Among the entries below, which lines run from the line with "Emit a LaTeX" through the line with "(0,0) rectangle (918,-444);"? Retype those, both ends included, exactly and without pictures.

++++ Task data

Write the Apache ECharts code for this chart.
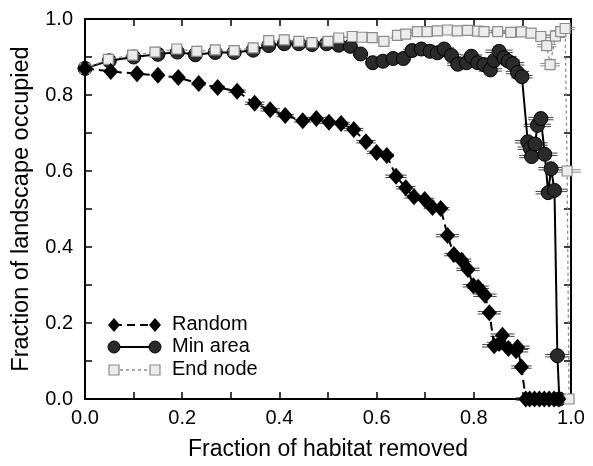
<!DOCTYPE html>
<html>
<head>
<meta charset="utf-8">
<script src="https://cdn.jsdelivr.net/npm/echarts@6/dist/echarts.min.js"></script>
<style>
html,body{margin:0;padding:0;background:#fff;}
#c{width:593px;height:466px;}
</style>
</head>
<body>
<div id="c"></div>
<script>
// ---- data ----
const xTicks = [0.0, 0.2, 0.4, 0.6, 0.8, 1.0];
const yTicks = [0.0, 0.2, 0.4, 0.6, 0.8, 1.0];
const seriesNames = ['Random', 'Min area', 'End node'];

const randomPts = [[0.0,0.87],[0.053,0.862],[0.107,0.856],[0.15,0.852],[0.192,0.846],[0.234,0.83],[0.273,0.82],[0.313,0.81],[0.349,0.778],[0.381,0.761],[0.412,0.746],[0.448,0.732],[0.476,0.738],[0.502,0.728],[0.527,0.725],[0.553,0.709],[0.578,0.677],[0.6,0.649],[0.621,0.641],[0.64,0.586],[0.66,0.556],[0.677,0.532],[0.699,0.525],[0.715,0.504],[0.732,0.501],[0.746,0.43],[0.759,0.38],[0.775,0.365],[0.788,0.341],[0.799,0.298],[0.809,0.294],[0.823,0.273],[0.832,0.227],[0.842,0.14],[0.852,0.146],[0.859,0.168],[0.871,0.133],[0.887,0.127],[0.89,0.136],[0.898,0.084],[0.907,0.0],[0.915,0.0],[0.925,0.0],[0.935,0.0],[0.945,0.0],[0.955,0.0],[0.965,0.0],[0.975,0.0]];
const randomErr = [0,0.01,0.01,0.012,0.012,0.015,0.015,0.018,0.02,0.02,0.018,0.018,0.02,0.02,0.018,0.02,0.02,0.02,0.015,0.022,0.02,0.02,0.02,0.018,0.018,0.024,0.02,0.02,0.024,0.022,0.022,0.024,0.024,0.025,0.025,0.025,0.025,0.025,0.025,0.021,0.02,0.02,0.02,0.02,0.02,0.02,0.02,0.02];

const minAreaPts = [[0.0,0.87],[0.05,0.89],[0.1,0.9],[0.15,0.907],[0.19,0.913],[0.227,0.906],[0.268,0.912],[0.307,0.912],[0.346,0.918],[0.378,0.93],[0.41,0.935],[0.44,0.935],[0.467,0.933],[0.497,0.935],[0.522,0.931],[0.546,0.928],[0.567,0.908],[0.592,0.885],[0.613,0.889],[0.634,0.896],[0.655,0.896],[0.673,0.917],[0.692,0.921],[0.71,0.915],[0.725,0.911],[0.739,0.921],[0.754,0.904],[0.767,0.881],[0.785,0.885],[0.795,0.902],[0.808,0.885],[0.821,0.88],[0.834,0.866],[0.842,0.891],[0.852,0.915],[0.862,0.898],[0.871,0.889],[0.88,0.882],[0.89,0.859],[0.899,0.848],[0.911,0.677],[0.916,0.66],[0.919,0.638],[0.926,0.671],[0.931,0.72],[0.938,0.738],[0.946,0.644],[0.953,0.543],[0.959,0.606],[0.966,0.549],[0.972,0.114],[0.976,0.0]];
const minAreaErr = [0,0.008,0.008,0.008,0.008,0.01,0.01,0.01,0.01,0.012,0.012,0.012,0.012,0.012,0.014,0.014,0.016,0.016,0.016,0.016,0.016,0.018,0.018,0.018,0.018,0.02,0.02,0.022,0.022,0.022,0.022,0.024,0.024,0.026,0.028,0.026,0.024,0.024,0.024,0.022,0.026,0.026,0.026,0.026,0.028,0.026,0.026,0.026,0.026,0.026,0.025,0.02];

const endNodePts = [[0.0,0.87],[0.048,0.894],[0.098,0.905],[0.144,0.913],[0.189,0.921],[0.23,0.915],[0.268,0.919],[0.307,0.917],[0.346,0.924],[0.378,0.943],[0.41,0.945],[0.44,0.941],[0.467,0.938],[0.5,0.941],[0.522,0.95],[0.55,0.954],[0.57,0.952],[0.591,0.951],[0.615,0.941],[0.643,0.957],[0.66,0.96],[0.684,0.967],[0.704,0.967],[0.725,0.969],[0.746,0.971],[0.766,0.969],[0.787,0.97],[0.808,0.968],[0.821,0.967],[0.849,0.967],[0.876,0.965],[0.898,0.966],[0.918,0.963],[0.938,0.954],[0.95,0.93],[0.957,0.88],[0.968,0.955],[0.979,0.967],[0.988,0.975],[0.992,0.6],[0.996,0.0]];
const endNodeErr = [0,0.008,0.008,0.008,0.008,0.008,0.008,0.008,0.008,0.01,0.01,0.01,0.01,0.01,0.012,0.012,0.012,0.012,0.012,0.012,0.014,0.014,0.014,0.014,0.014,0.014,0.014,0.014,0.016,0.016,0.016,0.016,0.018,0.02,0.02,0.02,0.02,0.02,0.02,0.028,0.0];

// ---- chart ----
const FONT = "'Liberation Sans', Arial, Helvetica, sans-serif";
const chart = echarts.init(document.getElementById('c'), null, {renderer: 'canvas'});

function withErr(pts, errs){ return pts.map((p,i)=>[p[0],p[1],errs[i]]); }

function errRender(color){
  return function(params, api){
    const x = api.value(0), y = api.value(1), e = api.value(2);
    if (!e) return null;
    const a = api.coord([x - e, y]);
    const b = api.coord([x + e, y]);
    return {
      type: 'group',
      children: [
        {type:'line', shape:{x1:a[0], y1:a[1]-1.2, x2:b[0], y2:b[1]-1.2}, style:{stroke:color, lineWidth:1}},
        {type:'line', shape:{x1:a[0], y1:a[1]+1.2, x2:b[0], y2:b[1]+1.2}, style:{stroke:color, lineWidth:1}}
      ]
    };
  };
}

const axisCommon = {
  type: 'value', min: 0, max: 1, interval: 0.2,
  axisLine: {show: true, onZero: false, lineStyle: {color: '#000', width: 2}},
  axisTick: {show: true, inside: true, length: 7, lineStyle: {color: '#000', width: 1.5}},
  minorTick: {show: true, splitNumber: 2, length: 7, lineStyle: {color: '#000', width: 1.5}},
  splitLine: {show: false},
  minorSplitLine: {show: false}
};

const option = {
  backgroundColor: '#fff',
  animation: false,
  grid: {left: 85, right: 22, top: 19, bottom: 62, containLabel: false},
  xAxis: [
    Object.assign({}, axisCommon, {
      position: 'bottom',
      name: 'Fraction of habitat removed', nameLocation: 'middle', nameGap: 39,
      nameTextStyle: {fontSize: 23, color: '#000', fontFamily: FONT},
      axisLabel: {show: true, fontSize: 20, color: '#000', fontFamily: FONT, margin: 9,
        formatter: v => xTicks.find(t => Math.abs(t - v) < 1e-6) !== undefined ? v.toFixed(1) : ''}
    }),
    Object.assign({}, axisCommon, {position: 'top', axisLabel: {show: false}})
  ],
  yAxis: [
    Object.assign({}, axisCommon, {
      position: 'left',
      name: 'Fraction of landscape occupied', nameLocation: 'middle', nameGap: 51,
      nameTextStyle: {fontSize: 23.5, color: '#000', fontFamily: FONT},
      axisLabel: {show: true, fontSize: 20, color: '#000', fontFamily: FONT, margin: 12,
        formatter: v => yTicks.find(t => Math.abs(t - v) < 1e-6) !== undefined ? v.toFixed(1) : ''}
    }),
    Object.assign({}, axisCommon, {position: 'right', axisLabel: {show: false}})
  ],
  series: [
    {type:'custom', name:'randomErr', renderItem: errRender('#444'), data: withErr(randomPts, randomErr), z: 2, silent: true},
    {type:'custom', name:'minErr', renderItem: errRender('#444'), data: withErr(minAreaPts, minAreaErr), z: 2, silent: true},
    {type:'custom', name:'endErr', renderItem: errRender('#888'), data: withErr(endNodePts, endNodeErr), z: 2, silent: true},
    {
      type: 'line', name: seriesNames[1], data: minAreaPts, z: 3,
      symbol: 'circle', symbolSize: 14, showAllSymbol: true,
      lineStyle: {color: '#000', width: 2},
      itemStyle: {color: '#2b2b2b', borderColor: '#000', borderWidth: 1}
    },
    {
      type: 'line', name: seriesNames[2], data: endNodePts, z: 4,
      symbol: 'rect', symbolSize: 10, showAllSymbol: true,
      lineStyle: {color: '#8a8a8a', width: 1.3, type: [3, 3]},
      itemStyle: {color: '#ececec', borderColor: '#8a8a8a', borderWidth: 1.2}
    },
    {
      type: 'line', name: seriesNames[0], data: randomPts, z: 5,
      symbol: 'diamond', symbolSize: [15, 17], showAllSymbol: true,
      lineStyle: {color: '#000', width: 2, type: [9, 5]},
      itemStyle: {color: '#000', borderColor: '#000', borderWidth: 0}
    }
  ],
  graphic: [
    // legend: Random
    {type:'line', shape:{x1:114, y1:325, x2:155, y2:325}, style:{stroke:'#000', lineWidth:2, lineDash:[8,5]}, z: 10},
    {type:'polygon', shape:{points:[[114,318],[120,325],[114,332],[108,325]]}, style:{fill:'#000'}, z: 10},
    {type:'polygon', shape:{points:[[155,318],[161,325],[155,332],[149,325]]}, style:{fill:'#000'}, z: 10},
    {type:'text', left: 172, top: 314, style:{text: seriesNames[0], font: "20px " + FONT, fill:'#000'}, z: 10},
    // legend: Min area
    {type:'line', shape:{x1:114, y1:347, x2:155, y2:347}, style:{stroke:'#000', lineWidth:2}, z: 10},
    {type:'circle', shape:{cx:114, cy:347, r:6}, style:{fill:'#2b2b2b', stroke:'#000', lineWidth:1}, z: 10},
    {type:'circle', shape:{cx:155, cy:347, r:6}, style:{fill:'#2b2b2b', stroke:'#000', lineWidth:1}, z: 10},
    {type:'text', left: 172, top: 336, style:{text: seriesNames[1], font: "20px " + FONT, fill:'#000'}, z: 10},
    // legend: End node
    {type:'line', shape:{x1:114, y1:370, x2:155, y2:370}, style:{stroke:'#8a8a8a', lineWidth:1.3, lineDash:[3,3]}, z: 10},
    {type:'rect', shape:{x:109, y:365, width:10, height:10}, style:{fill:'#ececec', stroke:'#8a8a8a', lineWidth:1.2}, z: 10},
    {type:'rect', shape:{x:150, y:365, width:10, height:10}, style:{fill:'#ececec', stroke:'#8a8a8a', lineWidth:1.2}, z: 10},
    {type:'text', left: 172, top: 359, style:{text: seriesNames[2], font: "20px " + FONT, fill:'#000'}, z: 10}
  ]
};
chart.setOption(option);
</script>
</body>
</html>
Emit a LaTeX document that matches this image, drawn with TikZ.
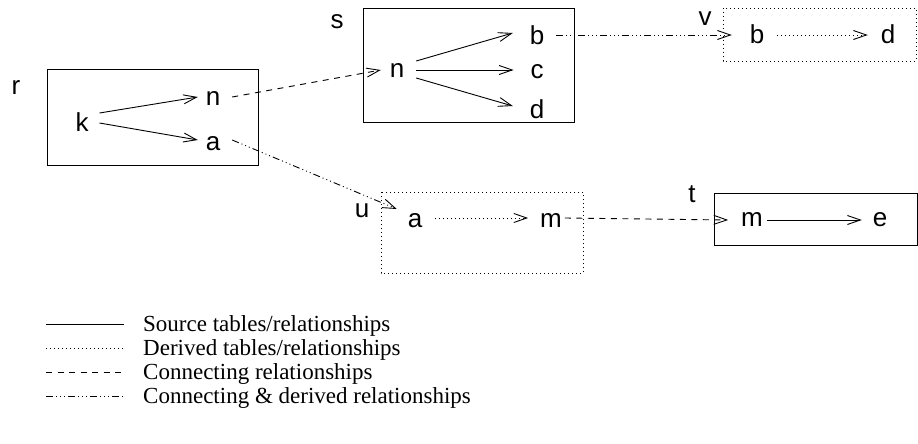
\documentclass[tikz,border=0pt]{standalone}
\usepackage{fontspec}
\setmainfont{Liberation Serif}
\newfontfamily\lettersans{Liberation Sans}
\usetikzlibrary{arrows.meta,calc}

\tikzset{
  x=1pt, y=1pt,
  thinline/.style={line width=0.9pt},
  tbl/.style={thinline, draw=black},
  derivedtbl/.style={tbl, dash pattern=on 1pt off 3pt},
  letter/.style={font=\lettersans\fontsize{26}{26}\selectfont, inner sep=0pt,
                 outer sep=0pt, text height=13.5pt, text depth=0pt},
  tip/.style={-{Straight Barb[length=13pt,width=9pt,line width=0.9pt]}},
  srcrel/.style={thinline, tip},
  derivedrel/.style={thinline, tip, dash pattern=on 1pt off 3pt},
  connrel/.style={thinline, tip, dash pattern=on 6pt off 5.5pt},
  conndrel/.style={thinline, tip, dash pattern=on 7pt off 3pt on 1pt off 3pt on 1pt off 3pt on 1pt off 3pt},
  legendtext/.style={font=\fontsize{23}{24}\selectfont, inner sep=0pt, anchor=base west},
}

\begin{document}
\begin{tikzpicture}
\useasboundingbox (0,0) rectangle (918,-444);

% table boxes
\draw[tbl] (47,-69) rectangle (258,-165);
\draw[tbl] (363,-8) rectangle (574,-122);
\draw[derivedtbl] (723,-8) rectangle (916,-61);
\draw[derivedtbl] (381,-192) rectangle (583,-273);
\draw[tbl] (714,-193) rectangle (917,-245);

% table names
\node[letter] (lr) at (16,-88) {r};
\node[letter] (ls) at (337,-22) {s};
\node[letter] (lv) at (705,-19) {v};
\node[letter] (lu) at (362,-211) {u};
\node[letter] (lt) at (692,-196) {t};

% attributes
\node[letter] (k)  at (82,-125) {k};
\node[letter] (rn) at (213,-99) {n};
\node[letter] (ra) at (213,-144) {a};
\node[letter] (sn) at (397,-71) {n};
\node[letter] (sb) at (537,-38) {b};
\node[letter] (sc) at (537,-72) {c};
\node[letter] (sd) at (537,-112) {d};
\node[letter] (vb) at (757,-37) {b};
\node[letter] (vd) at (888,-37) {d};
\node[letter] (ua) at (415,-221) {a};
\node[letter] (um) at (551,-221) {m};
\node[letter] (tm) at (752,-220) {m};
\node[letter] (te) at (880,-220) {e};

% relationships inside tables
\draw[srcrel] ($(k.east)+(11,12)$) -- ($(rn.west)+(-8,2)$);
\draw[srcrel] ($(k.east)+(11,2)$) -- ($(ra.west)+(-8,4)$);
\draw[srcrel] ($(sn.east)+(12,10)$) -- ($(sb.west)+(-17,5)$);
\draw[srcrel] ($(sn.east)+(12,1)$) -- ($(sc.west)+(-17,2)$);
\draw[srcrel] ($(sn.east)+(12,-7)$) -- ($(sd.west)+(-17,6)$);
\draw[derivedrel] ($(vb.east)+(13,2)$) -- ($(vd.west)+(-13,2)$);
\draw[derivedrel] ($(ua.east)+(13,3)$) -- ($(um.west)+(-12,3)$);
\draw[srcrel] ($(tm.east)+(4,0)$) -- ($(te.west)+(-11,0)$);

% relationships between tables
\draw[connrel] ($(rn.east)+(12,2)$) -- ($(sn.west)+(-9,1)$);
\draw[connrel] ($(um.east)+(3,3)$) -- ($(tm.west)+(-13,0)$);
\draw[conndrel] ($(sb.east)+(12,3)$) -- ($(vb.west)+(-18,2)$);
\draw[conndrel] ($(ra.east)+(12,4)$) -- ($(ua.west)+(-11,12)$);

% legend
\coordinate (l1a) at (46,-324); \coordinate (l1b) at (124,-324);
\coordinate (l2a) at (46,-348); \coordinate (l2b) at (124,-348);
\coordinate (l3a) at (46,-372); \coordinate (l3b) at (124,-372);
\coordinate (l4a) at (46,-396); \coordinate (l4b) at (124,-396);
\draw[thinline] (l1a) -- (l1b);
\draw[thinline, dash pattern=on 1pt off 3pt] (l2a) -- (l2b);
\draw[thinline, dash pattern=on 6pt off 5.5pt] (l3a) -- (l3b);
\draw[thinline, dash pattern=on 7pt off 3pt on 1pt off 3pt on 1pt off 3pt on 1pt off 3pt] (l4a) -- (l4b);
\node[legendtext] (t1) at (143,-331) {Source tables/relationships};
\node[legendtext] (t2) at (143,-355) {Derived tables/relationships};
\node[legendtext] (t3) at (143,-379) {Connecting relationships};
\node[legendtext] (t4) at (143,-403) {Connecting \& derived relationships};
\end{tikzpicture}
\end{document}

++++++++

* _Completed task_
Emit a LaTeX document that matches this image, drawn with TikZ.
\documentclass[tikz,border=0pt]{standalone}
\usepackage{fontspec}
\setmainfont{Liberation Serif}
\newfontfamily\lettersans{Liberation Sans}
\usetikzlibrary{arrows.meta,calc}

\tikzset{
  x=1pt, y=1pt,
  thinline/.style={line width=0.9pt},
  tbl/.style={thinline, draw=black},
  derivedtbl/.style={tbl, dash pattern=on 1pt off 3pt},
  letter/.style={font=\lettersans\fontsize{26}{26}\selectfont, inner sep=0pt,
                 outer sep=0pt, text height=13.5pt, text depth=0pt},
  tip/.style={-{Straight Barb[length=13pt,width=9pt,line width=0.9pt]}},
  srcrel/.style={thinline, tip},
  derivedrel/.style={thinline, tip, dash pattern=on 1pt off 3pt},
  connrel/.style={thinline, tip, dash pattern=on 6pt off 5.5pt},
  conndrel/.style={thinline, tip, dash pattern=on 7pt off 3pt on 1pt off 3pt on 1pt off 3pt on 1pt off 3pt},
  legendtext/.style={font=\fontsize{23}{24}\selectfont, inner sep=0pt, anchor=base west},
}

\begin{document}
\begin{tikzpicture}
\useasboundingbox (0,0) rectangle (918,-444);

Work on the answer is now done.